A dónde queremos ir con este simple ejercicio, es a que esta publicación, como tantas otras con muchos autores, es un ejemplo de una expresión de lo que en un reciente trabajo en Scientific American, Asha de Vos llama Ciencia Colonial. La publicación mencionada anteriormente no es más que uno de los muchos ejemplos de una disfunción ética que seguimos sin superar y que arrastramos casi desde la emergencia de la ciencia moderna en el siglo XVIII. Obviamente, esto no es un problema asociado a los autores de este y muchos otros artículos, sino una simple y contundente expresión de una mala práctica tristemente habitual y de un funcionamiento profesional no resuelto. El colonialismo científico no sólo se expresa como una brecha en la incorporación de investigadores de países con menor renta per cápita en proyectos de investigación relevantes para esos países, un déficit que algún investigador de países desarrollados se esfuerza en compensar, el problema es mucho más profundo. El problema implica un sesgo en el desarrollo de investigadores y grupos autónomos capaces de hacer ciencia de alto nivel sin la tutela de nadie. En muchas ocasiones, los investigadores de los países tropicales son, en esencia y con escasas excepciones, meros proveedores de los datos que por otra parte son imprescindibles, o bien mantenedores de infraestructuras científicas de seguimiento a largo plazo, o facilitadores de la logística necesaria para el estudio o intermediarios entre las poblaciones locales (acceso cultural e idiomático) y los investigadores del norte que trabajan en países más afluentes. Con frecuencia los “locales” son un proceso burocrático más, que se sobrelleva incluyendo a alguno de ellos en los artículos.
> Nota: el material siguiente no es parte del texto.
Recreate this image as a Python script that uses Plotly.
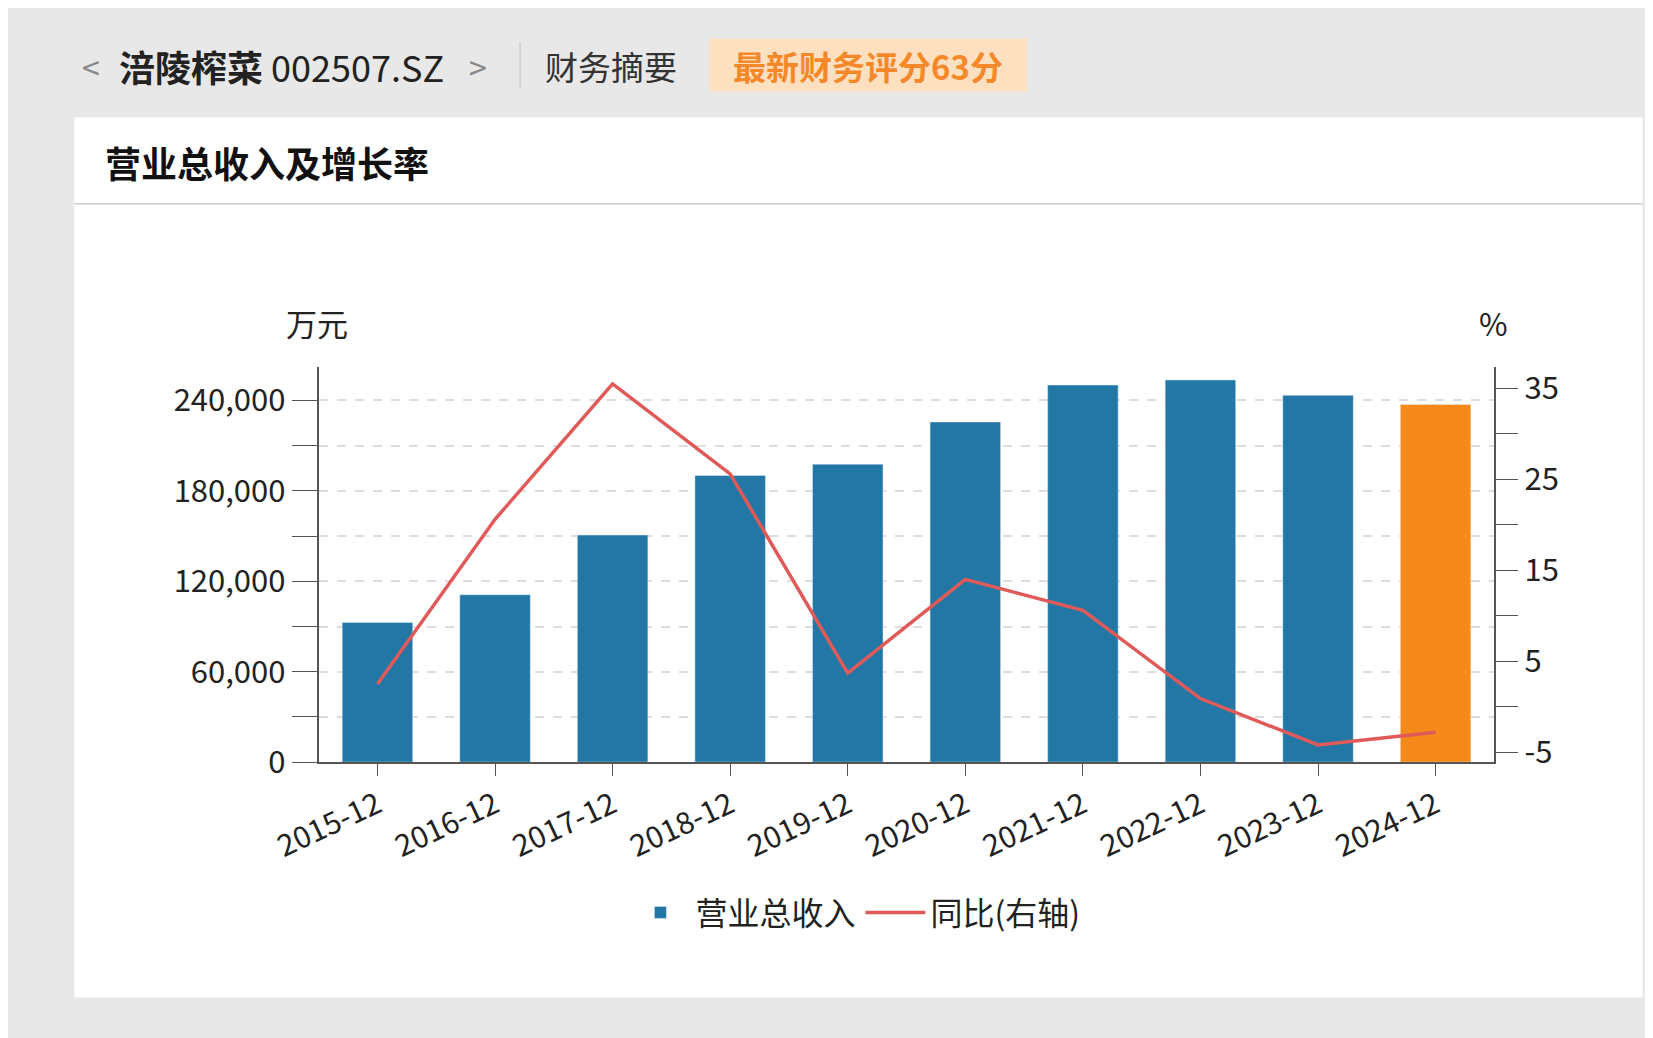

Aunque el número de proyectos para desarrollar capacidades en estos países ha incrementado, todavía se está muy lejos de lograr una verdadera inclusión de investigadores locales en grandes proyectos científicos. Se esperaría que con el tiempo las capacidades locales fueran mejorando, pero, desafortunadamente, la realidad se aleja tozudamente de esa realidad. Como en el marco del capitalismo más exacerbado, la mejora de los trabajadores situadas abajo en el escalafón social, mejorarán como consecuencia de la propia dinámica del sistema. Desafortunadamente el colonialismo científico no ha disminuido. Todo lo contrario, ha crecido con la demanda de información básica de calidad sobre el papel de los ecosistemas en estas zonas tropicales para responder a problemas de carácter global como el cambio climático. La asimetría entre lo que hemos venido llamando norte y sur se ha exacerbado en el plano científico por la necesidad de disponer de información de dichas regiones para abordar cuestiones de urgencia como las que implican el Cambio Global y las emergencias climática y pandémica.

Lamentablemente, todo el entusiasmo por trabajar en los trópicos no ha ido ligado con un esfuerzo honesto para formar líderes en investigación en esos países, capaces de dirigir y encabezar proyectos y ser eficaces captando fondos competitivos nacionales e internacionales. No involucrar a investigadores de los países donde se lleva a cabo la investigación o donde se han obtenido los datos a analizar, no es sólo poco ético, sino que también supone perder valiosas oportunidades de incorporar conocimiento local que puede contribuir a un mejor diseño experimental o a mejorar la interpretación de datos. Además, todo ello genera disfunciones como la de que las preguntas científicas que se abordan no son necesariamente las más urgentes o importantes, en especial para la ciudadanía de esos países o para la realidad ambiental de esas regiones. Es más, la presencia de algunos investigadores en estas publicaciones de mucho impacto genera distorsiones locales que hacen extremadamente complicada la emergencia de grupos locales con capacidad de dirigir ciencia de calidad, dado que los pocos recursos disponibles localmente son captados por estos investigadores que podemos llamar sin ruborizarnos meros “facilitadores”.

Necesitamos promocionar ciencia en estas regiones, pero liderada por investigadores locales, capaces de desarrollar su trabajo en las condiciones y herramientas disponibles, y que respondan a las necesidades apremiantes que allí tienen. No basta con incorporar investigadores locales en estudios científicos de gran impacto. La ciencia debe de ser una herramienta de justicia y desarrollo social local y, para eso, debe de ser consciente de que la producción y la ultra métrica competitiva en los que nos movemos los investigadores de nuestras latitudes no es lo único con lo que medir nuestro desempeño, y que la creación de un tejido científico potente y autónomo en muchos de estos países es una auténtica prioridad y no sólo una necesidad. Por tanto, es importante que esta cultura de verdadera colaboración se promueva en todos los niveles científicos, en particular en los estadios iniciales de formación universitaria, empezando con la descolonización de los currículums educativos que algunas universidades europeas ya están llevando a cabo, y continuando en las fases siguientes de formación de posgraduados y personal científico. Es necesario invertir más en países de menor renta por cápita y con menor tradición científica (al menos como la entendemos en nuestros países), pero siempre garantizando la necesaria integración de investigadores locales en el elenco de los líderes científicos globales y no contentarnos con su fácil acomodo como científicos acompañantes o de segundo nivel.

Este artículo ha sido escrito por Carlos I. Espinosa y Adrián Escudero con la colaboración de Silvia Pérez Espona y Fernando Valladares.